Physical characteristics
- Source: The Candlesticks
- • location: Southern Alps
- Mouth: Esk River
- • location: Canterbury, New Zealand
- • coordinates: 43°00′11″S 172°03′09″E﻿ / ﻿43.003035°S 172.052632°E

= Pūkio Stream =

River in North Canterbury, New Zealand

Pūkio Stream, formerly Nigger Stream until 2016, is a river in North Canterbury, South Island, New Zealand. It flows from The Candlesticks range of the Southern Alps to the Esk River. The underfit stream cuts through terraces of glacial outwash gravels in its course, culminating in a 400 ft incised gorge near to its confluence with the Esk.

==Geomorphology==
The over-wide valley through which Pūkio Stream flows, is due to the presence of an underlying fault depression which once acted as the former course of the Cox River. This route was later blocked by terminal moraines, from the Pleistocene age Cox glacier with the Cox river finding an alternative outlet to the Poulter River. The principal Lochinvar moraine is also known as the Misery Mounds.

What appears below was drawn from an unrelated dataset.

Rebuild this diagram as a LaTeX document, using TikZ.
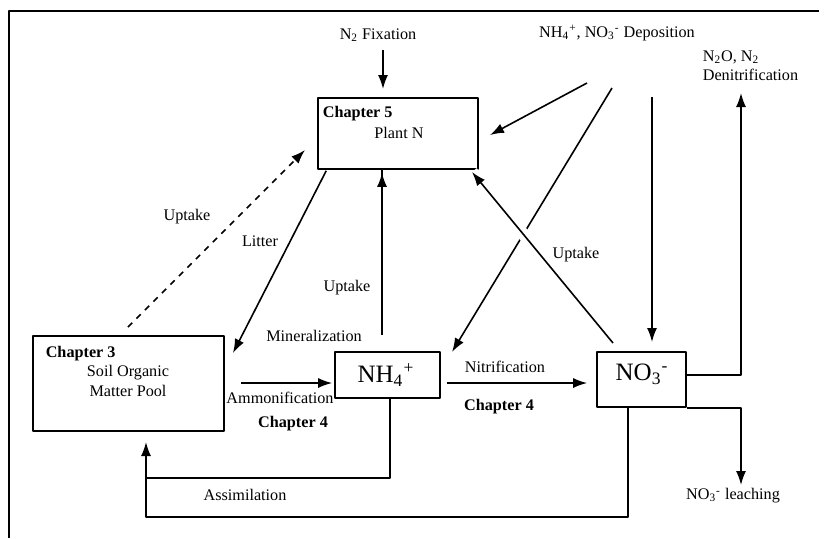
\documentclass[tikz,border=0pt]{standalone}
\usepackage{fontspec}
\setmainfont{Liberation Serif}
\usetikzlibrary{arrows.meta}
\newcommand\dn[1]{\textsubscript{#1}}
\newcommand\up[1]{\textsuperscript{#1}}

\begin{document}
\begin{tikzpicture}[x=0.5pt,y=-0.5pt,line join=round,thick,
    >={Latex[length=7pt,width=5pt]},font=\fontsize{8.1}{9.6}\selectfont]
    \tikzset{pool/.style={draw,rectangle,inner sep=0pt},
             lbl/.style={inner sep=1pt},
             chap/.style={inner sep=1pt,font=\fontsize{8.1}{9.6}\selectfont\bfseries},
             ion/.style={inner sep=0pt,font=\fontsize{12.5}{14}\selectfont},
             flow/.style={->}}
    \useasboundingbox (0,0) rectangle (824,538);
    % page frame
    \draw[semithick] (9,538)--(9,11)--(819,11);
    % pools
    \node[pool,minimum width=80pt,minimum height=35.5pt] (plant) at (398,133.5) {};
    \node[pool,minimum width=95.5pt,minimum height=47.5pt] (som) at (128.5,383.5) {};
    \node[pool,minimum width=52.5pt,minimum height=23pt] (nhf) at (387.5,375) {};
    \node[pool,minimum width=44.5pt,minimum height=27.5pt] (nth) at (641.5,379.5) {};
    \node[chap,anchor=west] (ch5) at (320,114) {Chapter 5};
    \node[lbl] (plantn) at (399,133) {Plant N};
    \node[chap,anchor=west] (ch3) at (43,354) {Chapter 3};
    \node[lbl,align=center] (somtxt) at (128,381) {Soil Organic\\Matter Pool};
    \node[ion] (nhftxt) at (386,375) {NH\dn{4}\up{+}};
    \node[ion] (nthtxt) at (642,374) {NO\dn{3}\up{-}};
    % inputs and outputs
    \node[lbl] (fix) at (378,35) {N\dn{2} Fixation};
    \node[lbl] (dep) at (617,33) {NH\dn{4}\up{+}, NO\dn{3}\up{-} Deposition};
    \node[lbl,align=left,anchor=west] (denit) at (700,66) {N\dn{2}O, N\dn{2}\\Denitrification};
    \node[lbl] (leach) at (733,496) {NO\dn{3}\up{-} leaching};
    % process labels
    \node[lbl] (upd) at (187,217) {Uptake};
    \node[lbl] (lit) at (260,241) {Litter};
    \node[lbl] (upa) at (347,288) {Uptake};
    \node[lbl] (mine) at (314,336) {Mineralization};
    \node[lbl] (upn) at (576,255) {Uptake};
    \node[lbl] (amm) at (280,398) {Ammonification};
    \node[chap] (ch4a) at (293,424) {Chapter 4};
    \node[lbl] (nit) at (505,367) {Nitrification};
    \node[chap] (ch4b) at (499,407) {Chapter 4};
    \node[lbl] (assim) at (245,495) {Assimilation};
    % free ends
    \coordinate (fixtip) at (383,89);
    \coordinate (dtipa) at (490,135);
    \coordinate (dtipb) at (452,352);
    \coordinate (dtipc) at (652,342);
    \coordinate (denittip) at (741,93);
    \coordinate (leachtip) at (741,485);
    % fluxes
    \draw[flow] (fix.south -| fixtip)++(0,6) -- (fixtip);
    \draw[flow] (587,83) -- (dtipa);
    \draw[flow] (612,88) -- (dtipb);
    \draw[flow] (652,97) -- (dtipc);
    \draw[flow,dashed] (128,327) -- (305,150);
    \draw[flow] (plant.south west)++(9,1) -- (233,353);
    \draw[flow] (382,335) -- (plant.south -| 382,0)++(0,3);
    \draw[flow,preaction={draw,white,line width=6pt,-}] (613,343) -- (472,172);
    \draw[flow,shorten <=8pt,shorten >=1pt] (som.east |- 0,383) -- (nhf.west |- 0,383);
    \draw[flow,shorten <=3pt,shorten >=4.5pt] (nhf.east |- 0,383) -- (nth.west |- 0,383);
    \draw[flow] (nth.east |- 0,375) -| (denittip);
    \draw[flow] (nth.south east) -| (leachtip);
    \draw (nhf.south -| 390,0) |- (146,478);
    \draw[flow] (nth.south -| 628,0) |- (146,517) -- (146,442);
\end{tikzpicture}
\end{document}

The gorge in the lower reaches has been eroded through superficial deposits of glacial origin, and into the underlying greywacke bedrock.

== Name ==

It is not known why the name of Nigger Stream came about but it is known to have been since at least the 1880s. The stream was mentioned in the news but the New Zealand government stated they had not received any complaints about the name. In 2015, Nigger Stream was complained about by a member of the public to the New Zealand Geographic Board (NZGB) for being offensive. The NZGB proposed renaming the river "Steelhead Stream" after the steelhead trout. The proposal received 37 objections with the majority of them citing that steelhead trout were not found in the freshwater river as they were salt water trout. As a result, one of the reasons for NZGB's proposals was not considered valid.

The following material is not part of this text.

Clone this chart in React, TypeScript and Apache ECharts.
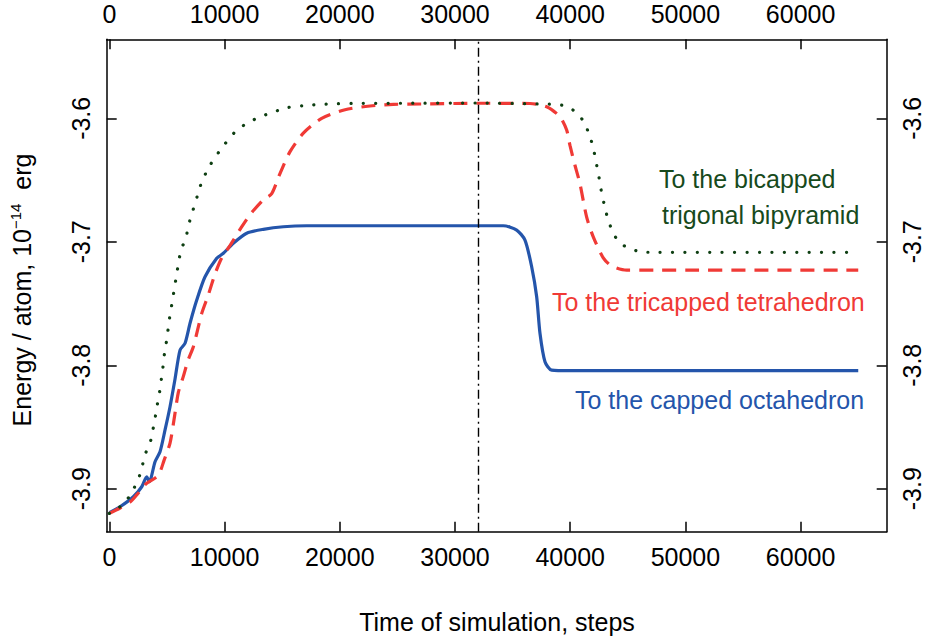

This objection was upheld and the alternative Māori name of "Pūkio Stream", after the Māori name for carex secta (a tussock grass that grows in the area), was proposed instead. Following a second consultation on the new name which was supported by the Green Party of Aotearoa New Zealand, this proposal was passed unanimously by the NZGB however similar proposals in relation to nearby Niggerhead and Nigger Hill were referred to the Land Information New Zealand Minister, Louise Upston. Upston agreed to the additional changes along with the "Pūkio Stream" rename and said that the move was not an attempt to rewrite history stating: "This isn’t about rewriting history – it is and will remain a matter of public record that these three places used to carry different names."